While any increase is better than none, many retirees are voicing dissatisfaction.
Rising costs for essentials like healthcare, housing, and utilities continue to outpace this modest boost, leaving retirees struggling to make ends meet.
What is COLA?
Understanding COLA Adjustments
The Social Security Cost of Living Adjustment (COLA) is designed to help benefits keep pace with inflation.
It’s calculated using the Consumer Price Index for Urban Wage Earners and Clerical Workers (CPI-W), which tracks changes in the prices of goods and services.
However, the CPI-W doesn’t fully reflect the spending habits of seniors, especially their higher healthcare costs.
Key Details for 2025
- COLA Rate: 2.5% increase.
- Average Monthly Benefit: $1,907 (2024).
- Monthly Increase: Approximately $48.
- Medicare Part B Premiums: Expected to rise by $10.30, partially offsetting the COLA.
This year’s COLA is notably smaller than past adjustments, including the 3.2% increase in 2024 and the massive 8.7% hike in 2023, which was the largest in over 40 years.
Why Are Retirees Upset?
Healthcare Costs Erode Gains
Healthcare remains one of the fastest-growing expenses for retirees. In 2025, Medicare Part B premiums are set to increase by $10.30 to $185 per month, eating into the modest COLA boost.
Many seniors feel like they’re running in place, with COLA increases being swallowed by medical expenses.
Rising Essentials
Essentials like housing, utilities, and groceries have seen persistent price increases:
- Housing: Rent and property taxes continue to climb in many areas.
- Utilities: Energy costs remain high, disproportionately impacting those on fixed incomes.
- Groceries: Food inflation, though moderating, remains significant.

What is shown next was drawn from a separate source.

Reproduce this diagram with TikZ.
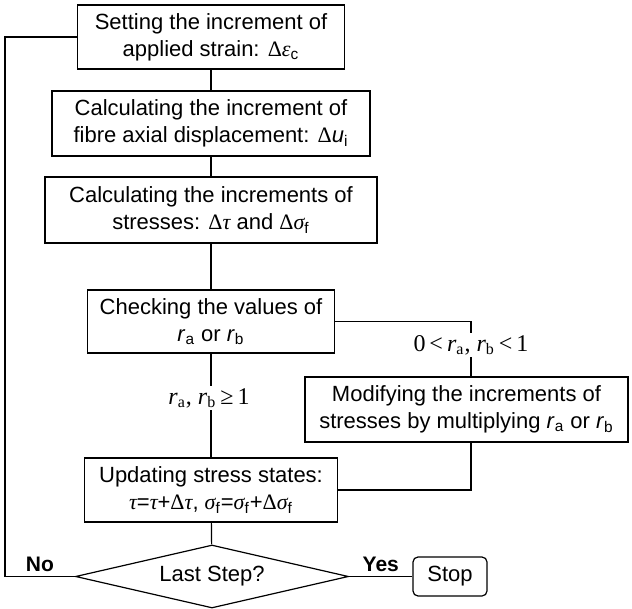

For retirees, whose budgets are often stretched thin, these rising costs far outweigh the $48 monthly increase.
Inadequate COLA Formula
Critics argue that the CPI-W, used to calculate COLA, fails to reflect the true costs retirees face.
A better alternative might be the Consumer Price Index for the Elderly (CPI-E), which accounts for the higher healthcare and housing costs that seniors typically experience.
Using the CPI-E could result in more accurate and meaningful benefit adjustments for retirees.
Impact on Retirees
Research highlights the growing financial struggles of older Americans:
- Nearly 50% of seniors are unable to meet basic expenses such as housing, food, and transportation.
- Rising medical costs disproportionately affect retirees, many of whom allocate a large portion of their budgets to healthcare.
For millions of retirees, the modest COLA adjustment doesn’t even begin to close the gap between their fixed income and their living expenses.
Calls for Reform
Advocacy groups and retirees are calling for significant reforms to how COLA is calculated.
The proposed adoption of the CPI-E could better reflect retirees’ spending habits, especially the rising costs of healthcare and housing.
What Would Change?
- Higher COLA Rates: Using the CPI-E could result in larger annual adjustments, helping seniors keep up with inflation.
- More Equitable Increases: The adjustments would better align with the true cost pressures faced by retirees.
The Bigger Picture
While the $48 monthly increase might sound like a win, it’s a drop in the bucket for many retirees facing mounting financial pressures.
Without meaningful changes to how COLA is calculated, Social Security will continue to fall short of addressing the needs of older Americans.